Graceland: TV Review
Jeff Eastin's USA series centers on FBI, DEA and Customs agents living in a Manhattan Beach mansion.
This review first appeared in the June 14 issue of The Hollywood Reporter magazine.
It used to be that series creators who wanted a procedural stuck to the basics. Cops. Doctors. Lawyers. But, particularly in the realm of law enforcement, that wasn't enough. Cops became detectives. Detectives became profilers. Profilers became savants (or liars).
Where there once was just the New York or Los Angeles police, there soon came the FBI, the CIA, the DEA, the Justice Department, Homeland Security, all types of counterterrorism units or fictional black ops, ad infinitum. You had to have an angle that was fresh because people were getting bored of plain old detectives.
And now USA is offering up Graceland, about a house in Manhattan Beach that serves as the semisecret residence of agents from the FBI, DEA and Customs. It's the trifecta. And, in a unique twist for television, they are all impossibly lean and good-looking. But at least in this version, USA claims that the story of the house -- called Graceland because it was seized from a drug dealer who had a very big thing for Elvis -- is "inspired by" an actual house that the government took over in 1992.
OK, so there's your free pass. And, as it turns out, even though Graceland follows the same rules of most "blue sky" shows on USA -- keep it bright, with lots of glib asides, a bit of gunplay, skin and some type of resolution at the end of the hour -- it also is trying to stretch the formula by including one big, underlying story.

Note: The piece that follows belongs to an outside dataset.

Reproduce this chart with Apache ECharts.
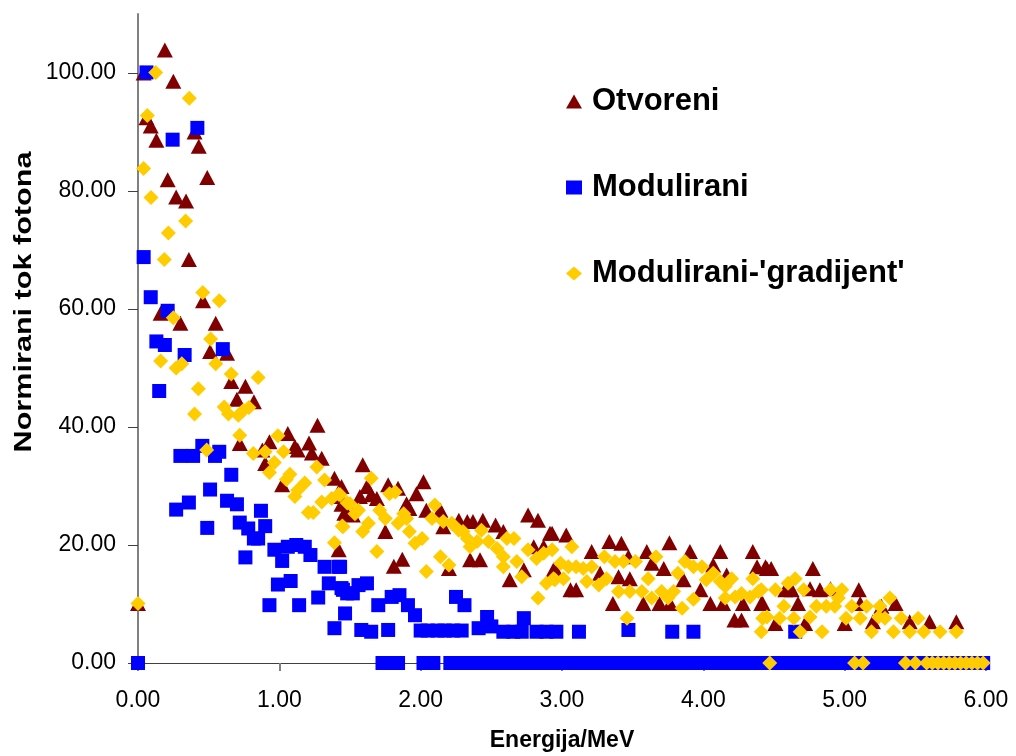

Created by Jeff Eastin (White Collar), Graceland stars Daniel Sunjata (Rescue Me) as senior FBI agent Paul Briggs, the ringleader at Graceland (or at least he seems to have the biggest bedroom, and a lot of people do things for him, and, well, he's charming).
When another agent is shot, the FBI moves in new graduate Mike Warren (Aaron Tveit). Much of the pilot is spent with Warren trying to figure out the intricate rules of Graceland, including whose orange juice he can drink. (His gun-totin' housemates are played by Serinda Swan, Vanessa Ferlito, Manny Montana and Brandon Jay McLaren.)
What sets Graceland apart from other USA series is its serialized nature -- there's a big reveal at the end of the pilot that sets in motion a larger story. We're to assume this show will ratchet up the gravitas for USA, which is why the series also deploys Courtney B. Vance (Revenge) and Jay Karnes (The Shield) in supporting roles.
Since USA has been promoting the hell out of the series, it would seem there's enough faith there to weather this slight course change toward serialized fare. And while it's not exactly Breaking Bad, stepping away from the too-pat world of "blue sky" TV into something edgier is a welcome diversion.